Question

In figure, PQRS is a square lawn with side PQ = 42 metres. Two circular flowerbeds are there on the sides PS and QR with centre at O, the intersection of its diagonals. Find the total area of the two flower beds (shaded parts).

Answer 1

Hint: The area between the sector of circle and the triangle is equal to the area of flower bed.
The area of the flowerbed can be determined by subtracting the area of the triangle from the area of the sector of the circle.
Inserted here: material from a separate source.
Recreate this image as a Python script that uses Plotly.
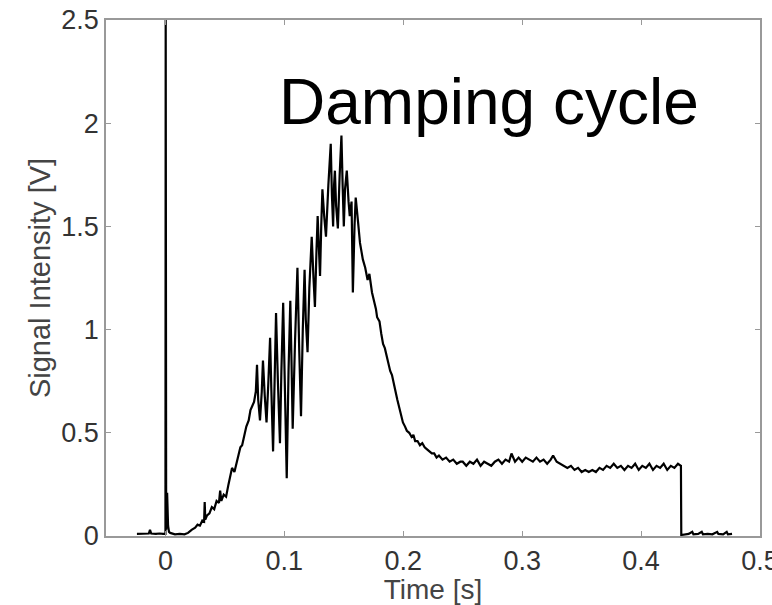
import plotly.graph_objects as go

# ---- data (time [s], signal [V]) ----
pre_trigger = [(-0.024, 0.01), (-0.020, 0.012), (-0.017, 0.01), (-0.014, 0.012), (-0.013, 0.03),
               (-0.012, 0.012), (-0.008, 0.01), (-0.005, 0.012), (-0.002, 0.01), (0.0, 0.01),
               (0.0002, 2.6), (0.0006, 0.03), (0.0014, 0.21), (0.0022, 0.05), (0.003, 0.02)]

rise = [(0.004, 0.015), (0.008, 0.008), (0.012, 0.01), (0.016, 0.008), (0.019, 0.015), (0.022, 0.03),
        (0.025, 0.04), (0.027, 0.055), (0.029, 0.05), (0.031, 0.075), (0.0325, 0.07), (0.033, 0.165),
        (0.0335, 0.08), (0.035, 0.10), (0.037, 0.11), (0.039, 0.14), (0.041, 0.13), (0.043, 0.17),
        (0.045, 0.16), (0.046, 0.22), (0.047, 0.17), (0.049, 0.20), (0.051, 0.19), (0.053, 0.25),
        (0.0545, 0.29), (0.056, 0.33), (0.058, 0.31), (0.060, 0.36), (0.062, 0.41), (0.063, 0.43),
        (0.0645, 0.44), (0.066, 0.48), (0.068, 0.53), (0.070, 0.56), (0.0715, 0.61), (0.073, 0.63)]

oscillation = [(0.0745, 0.65), (0.076, 0.70), (0.077, 0.83), (0.078, 0.66), (0.0795, 0.56), (0.081, 0.70),
               (0.082, 0.85), (0.0835, 0.68), (0.085, 0.55), (0.0865, 0.74), (0.088, 0.96), (0.089, 0.72),
               (0.0905, 0.41), (0.0918, 0.75), (0.093, 1.08), (0.0945, 0.76), (0.0963, 0.45), (0.0975, 0.80),
               (0.099, 1.13), (0.1005, 0.70), (0.102, 0.28), (0.1035, 0.80), (0.105, 1.14), (0.106, 0.85),
               (0.107, 0.52), (0.109, 0.95), (0.111, 1.30), (0.1125, 0.90), (0.114, 0.58), (0.1155, 1.00),
               (0.117, 1.29), (0.118, 1.05), (0.1195, 0.89), (0.121, 1.20), (0.123, 1.45), (0.1245, 1.25),
               (0.1257, 1.11), (0.127, 1.38), (0.128, 1.55), (0.129, 1.40), (0.130, 1.26), (0.131, 1.50),
               (0.132, 1.68), (0.1335, 1.55), (0.135, 1.45), (0.137, 1.70), (0.139, 1.90), (0.140, 1.65),
               (0.141, 1.50), (0.1418, 1.70), (0.1425, 1.77), (0.1435, 1.60), (0.145, 1.49), (0.1465, 1.75),
               (0.148, 1.94), (0.149, 1.70), (0.150, 1.50), (0.151, 1.68), (0.1525, 1.77), (0.154, 1.62),
               (0.155, 1.55), (0.1565, 1.62), (0.1576, 1.18), (0.159, 1.50), (0.160, 1.64), (0.162, 1.52),
               (0.1636, 1.42)]

decay = [(0.166, 1.34), (0.168, 1.30), (0.170, 1.24), (0.1715, 1.27), (0.1737, 1.18), (0.1755, 1.14),
         (0.177, 1.10), (0.178, 1.06), (0.180, 1.04), (0.1815, 0.98), (0.183, 0.93), (0.1845, 0.91),
         (0.186, 0.87), (0.1875, 0.84), (0.189, 0.80), (0.1905, 0.78), (0.192, 0.73), (0.1935, 0.70),
         (0.195, 0.66), (0.1965, 0.62), (0.198, 0.59), (0.1997, 0.55), (0.2015, 0.53), (0.203, 0.51),
         (0.205, 0.50), (0.207, 0.48), (0.2085, 0.49), (0.210, 0.46), (0.212, 0.46), (0.214, 0.44),
         (0.216, 0.45), (0.218, 0.43), (0.220, 0.42), (0.222, 0.41), (0.224, 0.40), (0.226, 0.40),
         (0.228, 0.38), (0.230, 0.39), (0.233, 0.37), (0.236, 0.38), (0.239, 0.36), (0.242, 0.37),
         (0.245, 0.35), (0.248, 0.36)]

plateau = [(0.250, 0.36), (0.253, 0.34), (0.256, 0.36), (0.259, 0.35), (0.262, 0.37), (0.265, 0.34),
           (0.268, 0.36), (0.271, 0.35), (0.274, 0.34), (0.277, 0.36), (0.280, 0.37), (0.283, 0.35),
           (0.286, 0.37), (0.289, 0.36), (0.291, 0.40), (0.294, 0.36), (0.297, 0.38), (0.300, 0.36),
           (0.303, 0.38), (0.306, 0.37), (0.309, 0.36), (0.312, 0.38), (0.315, 0.36), (0.318, 0.37),
           (0.321, 0.35), (0.324, 0.37), (0.326, 0.39), (0.329, 0.36), (0.332, 0.35), (0.335, 0.34),
           (0.338, 0.33), (0.341, 0.34), (0.344, 0.32), (0.347, 0.33), (0.350, 0.31), (0.353, 0.32),
           (0.356, 0.31), (0.359, 0.32), (0.362, 0.31), (0.365, 0.33), (0.368, 0.32), (0.371, 0.34),
           (0.374, 0.33), (0.377, 0.35), (0.380, 0.33), (0.383, 0.34), (0.386, 0.32), (0.389, 0.34),
           (0.392, 0.33), (0.395, 0.35), (0.398, 0.32), (0.401, 0.34), (0.404, 0.33), (0.407, 0.35),
           (0.410, 0.32), (0.413, 0.34), (0.416, 0.33), (0.419, 0.35), (0.422, 0.32), (0.425, 0.34),
           (0.428, 0.33), (0.431, 0.35), (0.4335, 0.34)]

post_cycle = [(0.4338, 0.005), (0.437, 0.008), (0.440, 0.01), (0.443, 0.02), (0.444, 0.008), (0.448, 0.01),
              (0.451, 0.02), (0.452, 0.008), (0.456, 0.01), (0.460, 0.008), (0.464, 0.02), (0.465, 0.01),
              (0.469, 0.008), (0.472, 0.02), (0.473, 0.008), (0.4765, 0.01)]

x_ticks = [0, 0.1, 0.2, 0.3, 0.4, 0.5]
x_ticktext = ["0", "0.1", "0.2", "0.3", "0.4", "0.5"]
y_ticks = [0, 0.5, 1, 1.5, 2, 2.5]
y_ticktext = ["0", "0.5", "1", "1.5", "2", "2.5"]

annotation_text = "Damping cycle"
annotation_pos = (0.2717, 2.105)

# ---- build figure ----
points = pre_trigger + rise + oscillation + decay + plateau + post_cycle
t = [p[0] for p in points]
v = [p[1] for p in points]

FONT = "Liberation Sans, Arial, Helvetica, sans-serif"
fig = go.Figure(go.Scatter(x=t, y=v, mode="lines",
                           line=dict(color="black", width=2.2), hoverinfo="skip"))

axis_common = dict(
    ticks="inside", ticklen=5, tickwidth=1, tickcolor="#999999",
    showline=True, linecolor="#999999", linewidth=1.5, mirror="ticks",
    showgrid=False, zeroline=False, automargin=False,
    tickfont=dict(family=FONT, size=27, color="#333333"),
)

fig.update_layout(
    width=772, height=605,
    margin=dict(l=106, r=12, t=20, b=69),
    paper_bgcolor="white", plot_bgcolor="white",
    showlegend=False,
    font=dict(family=FONT),
    xaxis=dict(range=[-0.05, 0.5], tickmode="array", tickvals=x_ticks, ticktext=x_ticktext,
               ticklabeloverflow="allow",
               title=dict(text="Time [s]", font=dict(family=FONT, size=28, color="#444444"), standoff=0),
               **axis_common),
    yaxis=dict(range=[0, 2.5], tickmode="array", tickvals=y_ticks, ticktext=y_ticktext,
               title=dict(text="Signal Intensity [V]", font=dict(family=FONT, size=29, color="#444444"), standoff=2),
               **axis_common),
    annotations=[dict(x=annotation_pos[0], y=annotation_pos[1], xref="x", yref="y",
                      text=annotation_text, showarrow=False,
                      font=dict(family=FONT, size=64, color="black"))],
)

fig.write_html("out.html", config={"displayModeBar": False},
               post_script="document.body.style.margin='0';document.body.style.overflow='hidden';")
Complete step by step solution:
In the figure, the circular flowerbeds are drawn on the sides of the circle.
The side of square PQ is equal to $42$ m and as each side of square is equal to each other, it means that PQ = QR = $42$ m.
The sector of the circle has centre O. This means that the radius ($r$) of the sector is equal to the length of side OP.
Length of side OP can be determined by determining the diagonal of square as OP is equal to half of the diagonal of square, PR. OP is half of diagonal of square because diagonals of square bisect each other because of which OP = OR and thereby OP is half of PR.
Diagonal of square, PR = $\sqrt{2}$ × side of square = $42\sqrt{2}$ m
This indicates OP = r = $\dfrac{1}{2}\times 42\sqrt{2}\text{ m}=21\sqrt{2}\text{ m}$
$\begin{align}
  & \text{Area of sector of circle =}\dfrac{\theta }{360{}^\circ }\pi {{r}^{2}} \\
 & =\dfrac{90{}^\circ }{360{}^\circ }\times \dfrac{22}{7}\times \left( 21\sqrt{2} \right)\text{ }{{\text{m}}^{2}} \\
 & =693\text{ }{{\text{m}}^{\text{2}}}
\end{align}$
 $\begin{align}
  & \text{Area of triangle =}\dfrac{1}{4}\times \text{Area of square} \\
 & =\dfrac{1}{4}\times {{\left( side \right)}^{2}}\text{ }{{\text{m}}^{2}} \\
 & =\dfrac{42\times 42}{4}\text{ }{{\text{m}}^{\text{2}}} \\
 & =441\text{ }{{\text{m}}^{\text{2}}}
\end{align}$
$\begin{align}
  & \text{Area of one circular flower bed = 693 }-\text{ 441 }{{\text{m}}^{2}} \\
 & \text{= 252 }{{\text{m}}^{2}}
\end{align}$
By multiplying the area of one flower bed by two, the area of two flower beds can be calculated.
$\begin{align}
  & \text{Area of two circular flower beds = 2 }\times \text{ 252 }{{\text{m}}^{2}} \\
 & \text{= 504 }{{\text{m}}^{2}}
\end{align}$

Note:
The circular flower beds in the given figure cannot be called semi-circles as they were not drawn on the radius of the circle but flower beds were drawn on the segment of circle.